Microtubules are required in amoeba chemotaxis for preferential stabilization of appropriate pseudopods.

Amoebae of Physarum polycephalum exhibit chemotactic responses to glucose and to cAMP. The chemotaxing amoebae exhibit alternating locomotive movements: relatively linear locomotion and movements that change the direction of the locomotion. Such locomotive activity is tightly coupled with the changes in the number and the positions of the pseudopods; cells have one pseudopod at the leading edge during their linear locomotion, while they have multiple pseudopods when they are changing the direction of locomotion. Treatment of cells with microtubule-disrupting reagents inhibited the chemotaxis of the cells. To characterize the role of the microtubule system in chemotaxis, we quantitatively analyzed the relationship between the positions of multiple pseudopods of the amoebae and the relative stability of the pseudopods during reorientation. No significant differences were observed in the pseudopod dynamics between the untreated and the treated amoebae. In both cases, one pseudopod at the leading edge continued to expand during linear locomotion. It then split into two to three pseudopods in the reorientation phase, and the positions of the multiple pseudopods were random. Among multiple pseudopods, however, the pseudopods closer to the microneedle tip were selectively stabilized more often than those distant from the tip in the presence of the microtubule system. By contrast, such preferential stabilization of the appropriate pseudopods was completely abolished by microtubule inhibitors. The microtubule-dependent selection of appropriately located pseudopods enables amoebae to turn correctly at the reorientation step.

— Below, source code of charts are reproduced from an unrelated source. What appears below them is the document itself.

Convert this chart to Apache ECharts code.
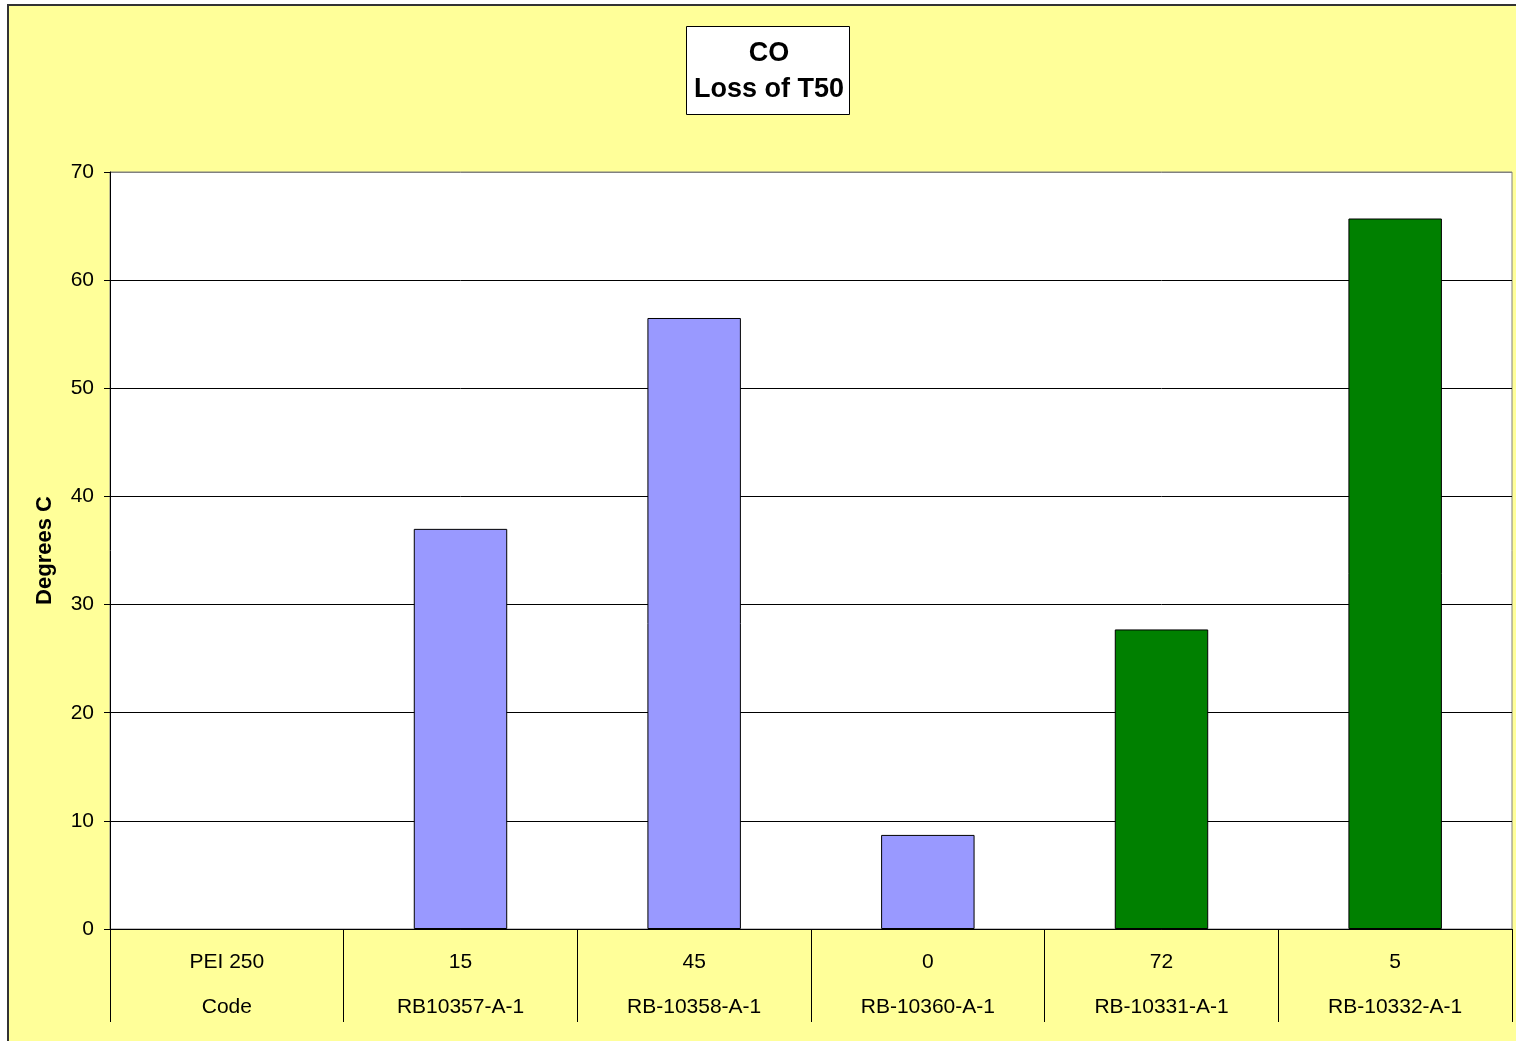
<!DOCTYPE html>
<html>
<head>
<meta charset="utf-8">
<title>CO Loss of T50</title>
<script src="https://cdn.jsdelivr.net/npm/echarts@6/dist/echarts.min.js"></script>
<style>
  html, body { margin: 0; padding: 0; background: #ffffff; }
  #chart { width: 1516px; height: 1041px; }
</style>
</head>
<body>
<div id="chart"></div>
<script>
// Catalyst samples: aging time (top row) and sample code (bottom row)
const agingLabels = ['PEI 250', '15', '45', '0', '72', '5'];
const sampleCodes = ['Code', 'RB10357-A-1', 'RB-10358-A-1', 'RB-10360-A-1', 'RB-10331-A-1', 'RB-10332-A-1'];
// Loss of T50 for CO, degrees C (first column is the header, no value)
const lossT50 = [null, 37, 56.5, 8.7, 27.7, 65.7];
// Fill per sample group
const barColors = ['#9999FF', '#9999FF', '#9999FF', '#9999FF', '#008000', '#008000'];
const yTicks = { min: 0, max: 70, interval: 10 };

const FONT = 'Liberation Sans, Arial, sans-serif';
const categories = agingLabels.map((a, i) => a + '\n' + sampleCodes[i]);

// Gridlines are black; the top one doubles as the grey plot-area border
const gridCount = (yTicks.max - yTicks.min) / yTicks.interval + 1;
const gridColors = Array.from({ length: gridCount }, (_, i) => (i === gridCount - 1 ? '#808080' : '#000000'));

const chart = echarts.init(document.getElementById('chart'), null, { renderer: 'canvas' });

chart.setOption({
  backgroundColor: '#ffffff',
  animation: false,
  graphic: [
    {
      type: 'rect',
      z: -10,
      silent: true,
      shape: { x: 8, y: 5, width: 1600, height: 1100 },
      style: { fill: '#FFFF99', stroke: '#333333', lineWidth: 2 }
    },
    {
      type: 'rect',
      z: 10,
      silent: true,
      shape: { x: 686.5, y: 26.5, width: 163, height: 88 },
      style: { fill: '#ffffff', stroke: '#000000', lineWidth: 1 }
    },
    {
      type: 'text',
      z: 11,
      silent: true,
      x: 769,
      y: 72,
      style: {
        text: 'CO\nLoss of T50',
        font: 'bold 27px ' + FONT,
        lineHeight: 36,
        fill: '#000000',
        align: 'center',
        verticalAlign: 'middle'
      }
    }
  ],
  grid: {
    left: 110,
    top: 172,
    right: 4,
    bottom: 112,
    show: true,
    backgroundColor: '#ffffff',
    borderColor: '#808080',
    borderWidth: 1,
    containLabel: false
  },
  xAxis: {
    type: 'category',
    data: categories,
    boundaryGap: true,
    axisLine: { show: true, lineStyle: { color: '#000000', width: 1 } },
    axisTick: {
      show: true,
      interval: 0,
      inside: false,
      length: 93,
      lineStyle: { color: '#000000', width: 1 }
    },
    axisLabel: {
      interval: 0,
      margin: 11,
      color: '#000000',
      fontFamily: FONT,
      fontSize: 21,
      lineHeight: 45
    },
    splitLine: { show: false }
  },
  yAxis: {
    type: 'value',
    min: yTicks.min,
    max: yTicks.max,
    interval: yTicks.interval,
    name: 'Degrees C',
    nameLocation: 'middle',
    nameRotate: 90,
    nameGap: 54,
    nameTextStyle: {
      color: '#000000',
      fontFamily: FONT,
      fontSize: 22,
      fontWeight: 'bold'
    },
    axisLine: { show: true, lineStyle: { color: '#000000', width: 1 } },
    axisTick: { show: true, length: 6, lineStyle: { color: '#000000', width: 1 } },
    axisLabel: {
      margin: 16,
      color: '#000000',
      fontFamily: FONT,
      fontSize: 21
    },
    splitLine: { show: true, lineStyle: { color: gridColors, width: 1 } }
  },
  series: [
    {
      type: 'bar',
      barWidth: '40%',
      data: lossT50.map((v, i) => ({
        value: v,
        itemStyle: { color: barColors[i], borderColor: '#000000', borderWidth: 1 }
      }))
    }
  ]
});
</script>
</body>
</html>
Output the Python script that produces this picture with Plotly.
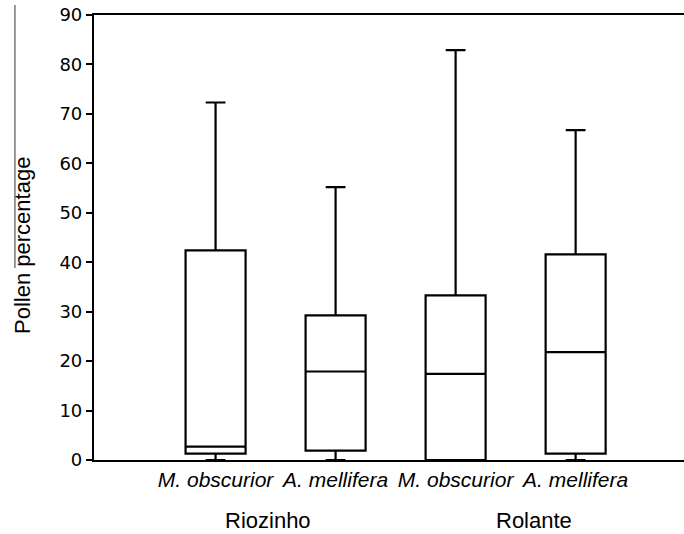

Information propagation by spatio-temporal pattern change of Ca2+ concentration throughout Physarum polycephalum with repulsive stimulation.

The development of a spatio-temporal pattern of Ca2+ concentration (Ca2+ pattern) in the plasmodium of Physarum polycephalum during repulsive response was studied using fura-2. In the migrating cell, the gradient of the Ca2+ concentration (Ca2+ gradient) immediately showed a decrease in local concentration in the area (S-site) stimulated by 50 mM KCl. The concentration rose and then decreased in a site neighboring the S-site. This transient increase of Ca2+ concentration, the duration of which was approx. 10 minutes, was propagated to the site most distant from the S-site. There, the Ca2+ concentration gradually rose and remained at a high level. Twenty-five minutes after stimulation, a new Ca2+ gradient was established throughout the plasmodium. The migratory direction of the cell as a whole then changed. In this process, although the period of Ca2+ oscillation changed at the S-site, this change was only local to the site. During the information processing of the local repulsive stimulus, the transient Ca2+ increase propagated the local information about the stimulus to the non-stimulation sites (NS-sites), leading to the generation of a new pattern and the start of coordinated migration of the plasmodium.